[Source code of charts]
Start

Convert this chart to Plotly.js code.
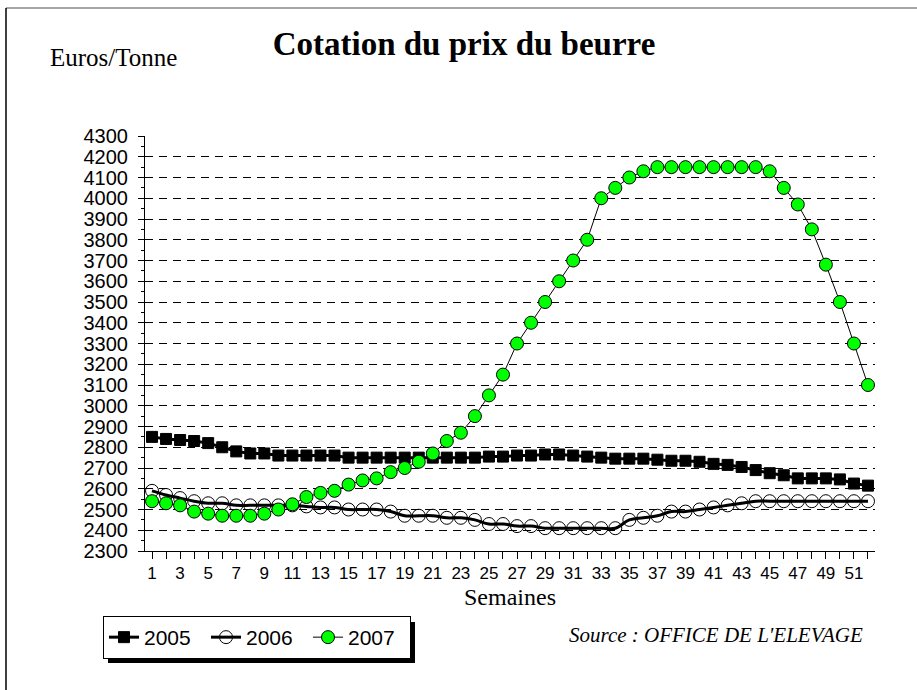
<!DOCTYPE html>
<html>
<head>
<meta charset="utf-8">
<script src="https://cdn.plot.ly/plotly-3.0.1.min.js"></script>
<style>html,body{margin:0;padding:0;background:#fff;}#chart{width:917px;height:690px;}</style>
</head>
<body>
<div id="chart"></div>
<script>
var weeks = [1,2,3,4,5,6,7,8,9,10,11,12,13,14,15,16,17,18,19,20,21,22,23,24,25,26,27,28,29,30,31,32,33,34,35,36,37,38,39,40,41,42,43,44,45,46,47,48,49,50,51,52];
var xTickVals = [1,3,5,7,9,11,13,15,17,19,21,23,25,27,29,31,33,35,37,39,41,43,45,47,49,51];
var xTickText = ["1","3","5","7","9","11","13","15","17","19","21","23","25","27","29","31","33","35","37","39","41","43","45","47","49","51"];
var yTickVals = [2300,2400,2500,2600,2700,2800,2900,3000,3100,3200,3300,3400,3500,3600,3700,3800,3900,4000,4100,4200,4300];
var gridVals = [2400,2500,2600,2700,2800,2900,3000,3100,3200,3300,3400,3500,3600,3700,3800,3900,4000,4100,4200];

var prix2005 = [2850,2840,2835,2830,2820,2800,2780,2770,2770,2760,2760,2760,2760,2760,2750,2750,2750,2750,2750,2750,2750,2750,2750,2750,2755,2755,2760,2760,2765,2765,2760,2755,2750,2745,2745,2745,2740,2735,2735,2730,2720,2715,2705,2690,2675,2665,2650,2650,2650,2645,2625,2615];
var prix2006 = [2590,2570,2555,2540,2530,2530,2520,2520,2520,2520,2520,2515,2510,2510,2500,2500,2500,2490,2470,2470,2470,2460,2460,2450,2430,2430,2420,2420,2410,2410,2410,2410,2410,2410,2450,2460,2470,2490,2490,2500,2510,2520,2530,2540,2540,2540,2540,2540,2540,2540,2540,2540];
var prix2007 = [2540,2530,2520,2490,2480,2470,2470,2470,2480,2500,2525,2560,2580,2590,2620,2640,2650,2680,2700,2730,2770,2830,2870,2950,3050,3150,3300,3400,3500,3600,3700,3800,4000,4050,4100,4130,4150,4150,4150,4150,4150,4150,4150,4150,4130,4050,3970,3850,3680,3500,3300,3100];

var serif = "Liberation Serif, Times New Roman, serif";
var sans = "Liberation Sans, Arial, sans-serif";

var traces = [
  {x: weeks, y: prix2005, name: "2005", type: "scatter", mode: "lines+markers",
   line: {color: "#000", width: 3},
   marker: {symbol: "square", size: 11, color: "#000", line: {color: "#000", width: 1}}},
  {x: weeks, y: prix2006, name: "2006", type: "scatter", mode: "lines+markers",
   line: {color: "#000", width: 3, shape: "spline"},
   marker: {symbol: "circle", size: 13, color: "rgba(255,255,255,0)", line: {color: "#000", width: 1}}},
  {x: weeks, y: prix2007, name: "2007", type: "scatter", mode: "lines+markers",
   line: {color: "#000", width: 1},
   marker: {symbol: "circle", size: 13, color: "#00ff00", line: {color: "#000", width: 1}}},
  {x: [weeks[0]], y: [gridVals[0]], yaxis: "y2", type: "scatter", mode: "markers",
   marker: {opacity: 0}, showlegend: false, hoverinfo: "skip"}
];

function px(x){ return (x-145)/730; }
function py(y){ return 1-(y-136)/415; }

var layout = {
  width: 917, height: 690,
  margin: {l: 145, r: 42, t: 136, b: 139},
  paper_bgcolor: "#fff", plot_bgcolor: "rgba(0,0,0,0)",
  showlegend: true,
  title: {text: "<b>Cotation du prix du beurre</b>", font: {family: serif, size: 33, color: "#000"},
          xref: "container", x: 464/917, xanchor: "center", yref: "container", y: 1-43/690, yanchor: "middle"},
  xaxis: {range: [0.5, 52.5], tickvals: xTickVals, ticktext: xTickText, ticks: "outside", ticklen: 7,
          tickcolor: "#000", showline: true, linecolor: "#000", linewidth: 1, showgrid: false, zeroline: false,
          tickfont: {family: sans, size: 17, color: "#000"},
          minor: {dtick: 1, tick0: 0, ticks: "outside", ticklen: 7, tickcolor: "#000", showgrid: false}},
  yaxis: {range: [2300, 4300], tickvals: yTickVals, ticks: "outside", ticklen: 6, tickcolor: "#000",
          showline: true, linecolor: "#000", linewidth: 1, showgrid: false, zeroline: false,
          tickfont: {family: sans, size: 20, color: "#000"}, ticklabelstandoff: 6,
          minor: {dtick: 50, tick0: 2300, ticks: "outside", ticklen: 3, tickcolor: "#000", showgrid: false}},
  yaxis2: {range: [2300, 4300], overlaying: "y", tickvals: gridVals, showticklabels: false, ticks: "",
           showgrid: true, gridcolor: "#000", gridwidth: 1, griddash: "8px,6px", zeroline: false, showline: false},
  legend: {orientation: "h", x: px(103), y: py(616), xanchor: "left", yanchor: "top",
           bgcolor: "#fff", bordercolor: "#000", borderwidth: 1, entrywidth: 57,
           font: {family: sans, size: 21, color: "#000"}},
  annotations: [
    {text: "Euros/Tonne", xref: "paper", yref: "paper", x: px(48), y: py(58), xanchor: "left", yanchor: "middle",
     showarrow: false, font: {family: serif, size: 25, color: "#000"}},
    {text: "Semaines", xref: "paper", yref: "paper", x: px(510), y: py(597), xanchor: "center", yanchor: "middle",
     showarrow: false, font: {family: serif, size: 24, color: "#000"}},
    {text: "<i>Source : OFFICE DE L'ELEVAGE</i>", xref: "paper", yref: "paper", x: px(716), y: py(635), xanchor: "center", yanchor: "middle",
     showarrow: false, font: {family: serif, size: 21, color: "#000"}}
  ],
  shapes: [
    {type: "line", xref: "paper", yref: "paper", x0: px(6), x1: px(917), y0: py(8), y1: py(8), line: {color: "#888", width: 1.5}},
    {type: "line", xref: "paper", yref: "paper", x0: px(6), x1: px(6), y0: py(8), y1: py(690), line: {color: "#000", width: 1.5}},
    {type: "rect", xref: "paper", yref: "paper", x0: px(108), x1: px(415), y0: py(622), y1: py(663), fillcolor: "#000", line: {width: 0}, layer: "below"}
  ]
};

Plotly.newPlot("chart", traces, layout, {staticPlot: true, displayModeBar: false});
</script>
</body>
</html>
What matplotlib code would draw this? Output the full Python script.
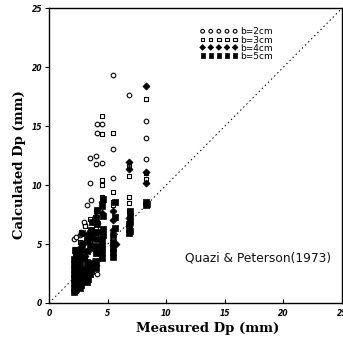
import matplotlib
matplotlib.use("Agg")
import matplotlib.pyplot as plt

# b = 2 cm (open circles)
b2_x = [2.1, 2.3, 2.6, 2.7, 3.1, 3.2, 3.5, 3.6, 4.0, 4.1, 4.1, 4.5, 4.5, 5.5, 5.5, 5.5,
        6.8, 8.3, 8.3, 8.3, 3.5, 4.0, 2.7, 4.1, 2.5, 3.0, 2.2, 3.6, 4.1, 2.9]
b2_y = [5.4, 5.6, 5.8, 6.0, 6.6, 8.3, 10.2, 8.7, 12.5, 15.2, 14.4, 15.2, 11.9, 19.3, 13.1, 10.6,
        17.6, 15.4, 14.0, 12.2, 12.3, 11.8, 4.8, 2.5, 3.1, 6.9, 4.2, 7.0, 7.8, 2.0]

# b = 3 cm (open squares)
b3_x = [4.5, 4.5, 5.5, 4.5, 4.5, 3.5, 4.0, 4.0, 4.0, 5.5, 5.5, 6.8, 6.8, 6.8, 6.8, 6.8,
        8.3, 8.3, 8.3, 3.1, 2.6, 2.2, 2.6, 3.1, 3.5, 4.5, 5.5, 2.6, 2.2, 3.0, 4.5, 5.5]
b3_y = [15.9, 14.3, 14.4, 10.4, 10.0, 7.1, 7.8, 6.4, 5.6, 9.4, 8.6, 9.0, 8.5, 7.8, 11.6, 10.8,
        17.3, 10.5, 11.0, 6.5, 5.2, 4.6, 4.0, 3.8, 5.2, 4.8, 5.5, 2.2, 3.4, 2.5, 9.0, 8.3]

# b = 4 cm (filled diamonds)
b4_x = [8.3, 6.8, 8.3, 8.3, 4.5, 4.5, 4.0, 4.1, 3.5, 3.1, 5.5, 5.5, 5.5, 5.5, 5.7, 6.8,
        6.8, 4.5, 4.0, 3.5, 3.1, 2.7, 2.2, 2.3, 2.6, 3.5, 4.0, 2.2, 2.7, 4.3, 3.6, 6.8]
b4_y = [18.4, 12.0, 11.1, 10.2, 8.6, 7.6, 7.4, 6.8, 6.1, 5.2, 7.8, 7.0, 6.2, 4.9, 5.0, 7.2,
        6.5, 6.0, 4.4, 4.6, 4.0, 3.8, 3.5, 2.5, 3.0, 3.3, 3.2, 1.5, 1.8, 4.2, 5.7, 11.4]

# b = 5 cm (filled squares)
b5_x = [2.1, 2.1, 2.1, 2.1, 2.1, 2.1, 2.1, 2.1, 2.2, 2.2, 2.2, 2.2, 2.2, 2.2, 2.2,
        2.3, 2.3, 2.3, 2.3, 2.3, 2.3,
        2.6, 2.6, 2.6, 2.6, 2.6, 2.6, 2.7, 2.7, 2.7, 2.7, 2.8, 2.8, 2.8, 2.8,
        3.2, 3.2, 3.2, 3.2, 3.2, 3.2, 3.2, 3.3, 3.3,
        3.5, 3.5, 3.5, 3.5, 3.6, 3.6, 3.6, 3.7, 3.7, 3.7,
        4.0, 4.0, 4.0, 4.0, 4.1, 4.1, 4.1, 4.1, 4.0,
        4.5, 4.5, 4.5, 4.5, 4.6, 4.6, 4.6, 4.6, 4.5,
        5.5, 5.5, 5.5, 5.5, 5.5, 5.6, 5.6, 5.6,
        6.8, 6.8, 6.8, 6.9, 6.9, 6.9, 6.9,
        8.3, 8.3, 8.4]
b5_y = [0.9, 1.3, 1.7, 2.1, 2.5, 2.9, 3.3, 3.7, 1.1, 1.5, 1.9, 2.3, 2.7, 3.1, 4.5,
        1.2, 1.6, 2.0, 2.6, 3.0, 4.0,
        1.3, 1.7, 2.1, 2.5, 3.4, 4.3, 1.5, 2.9, 3.8, 4.6, 1.9, 2.4, 5.0, 5.9,
        1.8, 2.2, 2.6, 3.0, 3.5, 4.4, 5.3, 2.0, 5.8,
        2.5, 2.9, 3.4, 4.9, 2.7, 5.5, 6.2, 3.1, 6.0, 6.9,
        3.0, 3.6, 4.2, 4.8, 5.4, 6.0, 6.7, 7.9, 7.2,
        3.8, 4.3, 4.8, 5.3, 5.8, 6.3, 7.4, 8.8, 8.2,
        3.9, 4.3, 4.7, 5.2, 5.8, 6.4, 7.3, 8.6,
        5.9, 6.3, 6.7, 6.1, 6.9, 7.4, 7.8,
        8.3, 8.6, 8.4]

legend_labels = ["b=2cm", "b=3cm", "b=4cm", "b=5cm"]
x_ticks = [0, 5, 10, 15, 20, 25]
y_ticks = [0, 5, 10, 15, 20, 25]

fig = plt.figure(figsize=(3.43, 3.38), dpi=100)
ax = fig.add_axes([0.143, 0.1036, 0.854, 0.872])

ax.plot([0, 25], [0, 25], linestyle=(0, (1.5, 3)), color="black", linewidth=0.7, zorder=1)

ax.scatter(b2_x, b2_y, s=11, marker="o", facecolors="white", edgecolors="black",
           linewidths=0.8, label=legend_labels[0], zorder=3)
ax.scatter(b3_x, b3_y, s=10, marker="s", facecolors="white", edgecolors="black",
           linewidths=0.8, label=legend_labels[1], zorder=3)
ax.scatter(b4_x, b4_y, s=13, marker="D", facecolors="black", edgecolors="black",
           linewidths=0.5, label=legend_labels[2], zorder=3)
ax.scatter(b5_x, b5_y, s=14, marker="s", facecolors="black", edgecolors="black",
           linewidths=0.5, label=legend_labels[3], zorder=3)

ax.set_xlim(0, 25)
ax.set_ylim(0, 25)
ax.set_xticks(x_ticks)
ax.set_yticks(y_ticks)
ax.set_xticklabels([str(t) for t in x_ticks], fontsize=5.5, fontweight="bold", fontstyle="italic")
ax.set_yticklabels([str(t) for t in y_ticks], fontsize=5.5, fontweight="bold", fontstyle="italic")
ax.tick_params(axis="x", direction="in", length=3, width=0.8, pad=4)
ax.tick_params(axis="y", direction="out", length=3, width=0.8, pad=2)
for sp in ax.spines.values():
    sp.set_linewidth(1.0)

ax.set_xlabel("Measured Dp (mm)", family="DejaVu Serif", fontweight="bold", fontsize=9.5)
ax.set_ylabel("Calculated Dp (mm)", family="DejaVu Serif", fontweight="bold", fontsize=9.5)
ax.xaxis.set_label_coords(0.543, -0.063)
ax.yaxis.set_label_coords(-0.078, 0.47)

ax.text(24.1, 3.8, "Quazi & Peterson(1973)", ha="right", va="center", fontsize=8.8,
        family="DejaVu Sans", color="#111111")

ax.legend(loc="upper left", bbox_to_anchor=(0.515, 0.935), scatterpoints=5, scatteryoffsets=[0.5],
          markerscale=0.8, frameon=False, fontsize=6.5, handlelength=4.2, handletextpad=0.3,
          labelspacing=-0.1, borderpad=0, borderaxespad=0)

fig.savefig("out.png", dpi=100)
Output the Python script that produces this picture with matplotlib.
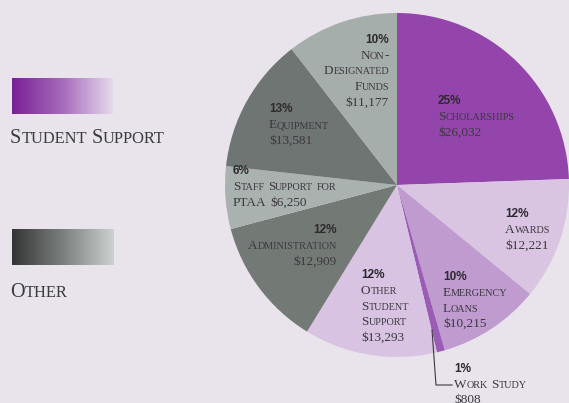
import numpy as np
import matplotlib.pyplot as plt
from matplotlib.colors import LinearSegmentedColormap

# Data ---------------------------------------------------------------
categories = ["Scholarships", "Awards", "Emergency Loans", "Work Study",
              "Other Student Support", "Administration",
              "Staff Support for PTAA", "Equipment", "Non-Designated Funds"]
amounts = [26032, 12221, 10215, 808, 13293, 12909, 6250, 13581, 11177]
percents = ["25%", "12%", "10%", "1%", "12%", "12%", "6%", "13%", "10%"]
label_lines = [["Scholarships", "$26,032"],
               ["Awards", "$12,221"],
               ["Emergency", "Loans", "$10,215"],
               ["Work Study", "$808"],
               ["Other", "Student", "Support", "$13,293"],
               ["Administration", "$12,909"],
               ["Staff Support for", "PTAA $6,250"],
               ["Equipment", "$13,581"],
               ["Non-", "Designated", "Funds", "$11,177"]]
groups = ["Student Support", "Other"]

# Styles -------------------------------------------------------------
bg = '#e9e3ec'
colors = ['#9445ab', '#d9c4e2', '#bf9bcf', '#9a5cb5', '#d8c4e2',
          '#737a76', '#aab2af', '#6f7572', '#a6aeab']
# baseline of the percent line (x, y in image pixels) and alignment
anchors = [(438, 104, 'left'), (505, 217, 'left'), (443, 280, 'left'),
           (454, 372, 'left'), (361, 278, 'left'), (337, 233, 'right'),
           (233, 174, 'left'), (269, 112, 'left'), (389, 43, 'right')]
H = 403
serif = 'Liberation Serif'
sans = 'Liberation Sans'
txtcol = '#3b383f'

fig = plt.figure(figsize=(5.69, 4.03), dpi=100, facecolor=bg)
ax = fig.add_axes([0, 0, 1, 1])
ax.set_facecolor(bg)
ax.set_xlim(0, 569)
ax.set_ylim(0, H)
renderer = fig.canvas.get_renderer()


def smallcaps(x, y, s, big, small, ha='left', color=txtcol):
    # fake small caps: lowercase letters drawn as smaller capitals
    # (axes spans the whole figure, so one data unit = one pixel)
    pieces = []
    space = big * 0.25 * 100 / 72
    cx = 0
    for w, word in enumerate(s.split(' ')):
        if w > 0:
            cx += space
        runs = []
        for ch in word:
            low = ch.islower()
            if runs and runs[-1][1] == low:
                runs[-1][0] += ch
            else:
                runs.append([ch, low])
        for txt, low in runs:
            t = ax.text(0, 0, txt.upper(), fontsize=small if low else big,
                        family=serif, color=color, va='baseline', ha='left')
            wpx = t.get_window_extent(renderer).width
            pieces.append((t, cx))
            cx += wpx
    x0 = x - cx if ha == 'right' else x
    for t, off in pieces:
        t.set_position((x0 + off, H - y))


ax.pie(amounts, colors=colors, startangle=90, counterclock=False,
       center=(397, H - 185), radius=172, wedgeprops=dict(linewidth=0))

# labels
for pct, lines, (x, y, ha) in zip(percents, label_lines, anchors):
    ax.text(x, H - y, pct, ha=ha, va='baseline', fontsize=8.5, fontweight='bold',
            family=sans, color='#2d2a2e')
    for j, ln in enumerate(lines):
        smallcaps(x, y + 16 + j * 15.5, ln, 9.5, 7.3, ha=ha)

# leader line for work study
ax.plot([432, 436, 452], [H - 330, H - 385, H - 385], color='#3b383f', lw=0.8)

# legend blocks with gradients
grad = np.linspace(0, 1, 256).reshape(1, -1)
cm_purple = LinearSegmentedColormap.from_list('p', ['#7a2096', '#a66bbb', '#e6daed'])
cm_gray = LinearSegmentedColormap.from_list('g', ['#333535', '#7b807e', '#cdd1cf'])
ax.imshow(grad, cmap=cm_purple, extent=(12, 113, H - 114, H - 78), aspect='auto')
ax.imshow(grad, cmap=cm_gray, extent=(12, 114, H - 265, H - 229), aspect='auto')
smallcaps(10, 143, groups[0], 14.5, 11.8, color='#3a3a3e')
smallcaps(10, 297, groups[1], 14.5, 11.8, color='#3a3a3e')

ax.set_xlim(0, 569)
ax.set_ylim(0, H)
ax.set_aspect('equal')
ax.axis('off')

fig.savefig('out.png', dpi=100, facecolor=bg)
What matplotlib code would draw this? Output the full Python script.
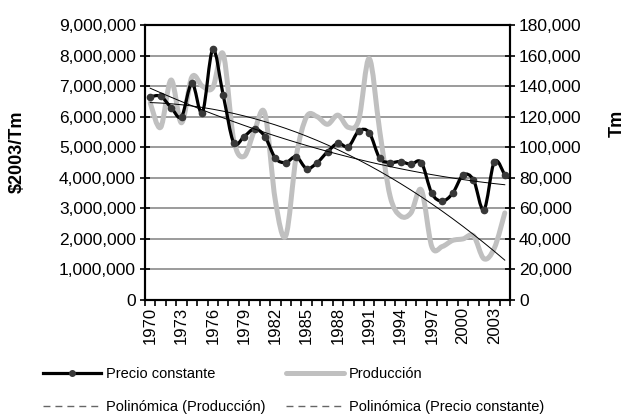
import numpy as np
import matplotlib
matplotlib.use('Agg')
import matplotlib.pyplot as plt
from matplotlib.path import Path
from matplotlib.patches import PathPatch
from matplotlib.lines import Line2D
from matplotlib.ticker import FuncFormatter, FixedLocator

plt.rcParams['font.family'] = ['Liberation Sans', 'DejaVu Sans']

# datos
years = list(range(1970, 2005))
precio = [6.65, 6.67, 6.30, 6.00, 7.10, 6.13, 8.20, 6.70, 5.15, 5.35, 5.60, 5.35,
          4.64, 4.50, 4.69, 4.30, 4.49, 4.85, 5.13, 5.02, 5.53, 5.48, 4.64, 4.50,
          4.53, 4.44, 4.50, 3.49, 3.24, 3.49, 4.09, 3.93, 2.95, 4.53, 4.09]  # millones $2003/Tm
produccion = [129, 113, 144, 116, 146, 140, 139, 161, 105, 94, 111, 122, 65, 42,
              94, 120, 120, 115, 121, 113, 118, 158, 111, 68, 55, 57, 72, 35, 35,
              39, 40, 42, 27, 34, 57]  # miles de Tm
xtick_years = list(range(1970, 2004, 3))


def smooth_path(x, y):
    # curva suave tipo Excel (Catmull-Rom -> Bezier)
    x = np.asarray(x, float)
    y = np.asarray(y, float)
    pts = np.column_stack([x, y])
    verts = [pts[0]]
    codes = [Path.MOVETO]
    n = len(pts)
    for i in range(n - 1):
        p0 = pts[i - 1] if i > 0 else pts[i]
        p1 = pts[i]
        p2 = pts[i + 1]
        p3 = pts[i + 2] if i + 2 < n else pts[i + 1]
        c1 = p1 + (p2 - p0) / 6.0
        c2 = p2 - (p3 - p1) / 6.0
        verts += [c1, c2, p2]
        codes += [Path.CURVE4] * 3
    return Path(verts, codes)


x = np.arange(len(years))
p_vals = np.array(precio) * 1e6
q_vals = np.array(produccion) * 1e3

fig = plt.figure(figsize=(6.29, 4.16), dpi=100)
ax2 = fig.add_axes([145 / 629, 1 - 300 / 416, 365 / 629, 275 / 416])
ax = ax2.twinx()
ax.set_zorder(ax2.get_zorder() + 1)
ax.patch.set_visible(False)
ax.yaxis.tick_left()
ax2.yaxis.tick_right()

# grid en el eje secundario (mismas divisiones)
ax2.set_ylim(0, 180000)
ax2.set_yticks(np.arange(0, 180001, 20000))
ax2.grid(axis='y', color='#808080', lw=1.1, zorder=0)
ax2.set_axisbelow(True)

# produccion (gris)
ax2.add_patch(PathPatch(smooth_path(x, q_vals), fill=False, ec='#c0c0c0', lw=3.6,
                        capstyle='round', joinstyle='round', zorder=2))
cq = np.polyfit(x, q_vals, 2)
ax2.plot(x, np.polyval(cq, x), color='black', lw=0.7, zorder=3)

# precio (negro)
ax.set_ylim(0, 9e6)
ax.set_yticks(np.arange(0, 9e6 + 1, 1e6))
ax.add_patch(PathPatch(smooth_path(x, p_vals), fill=False, ec='black', lw=2.3,
                       capstyle='round', joinstyle='round', zorder=2))
ax.plot(x, p_vals, 'o', ms=4.5, color='#383838', ls='none', zorder=3)
cp = np.polyfit(x, p_vals, 2)
ax.plot(x, np.polyval(cp, x), color='black', lw=0.7, zorder=4)

ax2.set_xlim(-0.5, len(years) - 0.5)
ax2.xaxis.set_major_locator(FixedLocator(np.arange(-0.5, len(years), 1)))
ax2.xaxis.set_minor_locator(FixedLocator([years.index(y) for y in xtick_years]))
ax2.xaxis.set_major_formatter(FuncFormatter(lambda v, p: ''))
ax2.xaxis.set_minor_formatter(FuncFormatter(lambda v, p: str(years[int(round(v))])))
ax2.tick_params(axis='x', which='major', direction='out', length=4, width=1.2, color='black')
ax2.tick_params(axis='x', which='minor', length=0, rotation=90, labelsize=12, pad=5)

for a in (ax, ax2):
    a.yaxis.set_major_formatter(FuncFormatter(lambda v, p: f'{int(v):,}'))
    a.tick_params(axis='y', direction='inout', length=7, width=1.2, labelsize=12.5, pad=3)
    for s in a.spines.values():
        s.set_linewidth(1.5)
        s.set_color('black')

fig.text(17 / 629, 1 - 152 / 416, '$2003/Tm', rotation=90, fontsize=13, fontweight='bold',
         ha='center', va='center')
fig.text(617 / 629, 1 - 123 / 416, 'Tm', rotation=90, fontsize=13, fontweight='bold',
         ha='center', va='center')

handles = [
    Line2D([], [], color='black', lw=2.3, marker='o', ms=4, mfc='#383838', mec='#383838'),
    Line2D([], [], color='#c0c0c0', lw=3.6, solid_capstyle='round'),
    Line2D([], [], color='#666666', lw=1.0, ls=(0, (5, 3.6))),
    Line2D([], [], color='#666666', lw=1.0, ls=(0, (5, 3.6))),
]
labels = ['Precio constante', 'Producción', 'Polinómica (Producción)',
          'Polinómica (Precio constante)']
# orden por filas en 2 columnas
order = [0, 2, 1, 3]
leg = fig.legend([handles[i] for i in order], [labels[i] for i in order],
                 loc='upper left', bbox_to_anchor=(43 / 629, 1 - 367 / 416), ncol=2,
                 frameon=False, borderpad=0, borderaxespad=0, handlelength=4.0,
                 handletextpad=0.35, columnspacing=1.35, labelspacing=1.3, fontsize=10.5)

fig.savefig('out.png', dpi=100)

End

Task statement: Nothing but the lines from the one with "Output the Python" through the one with "from matplotlib.colors import" is to be copied, exactly and ends included. Leave pictures out.

Finished task:
Output the Python script that produces this picture with matplotlib.
import numpy as np
import matplotlib.pyplot as plt
from matplotlib.colors import LinearSegmentedColormap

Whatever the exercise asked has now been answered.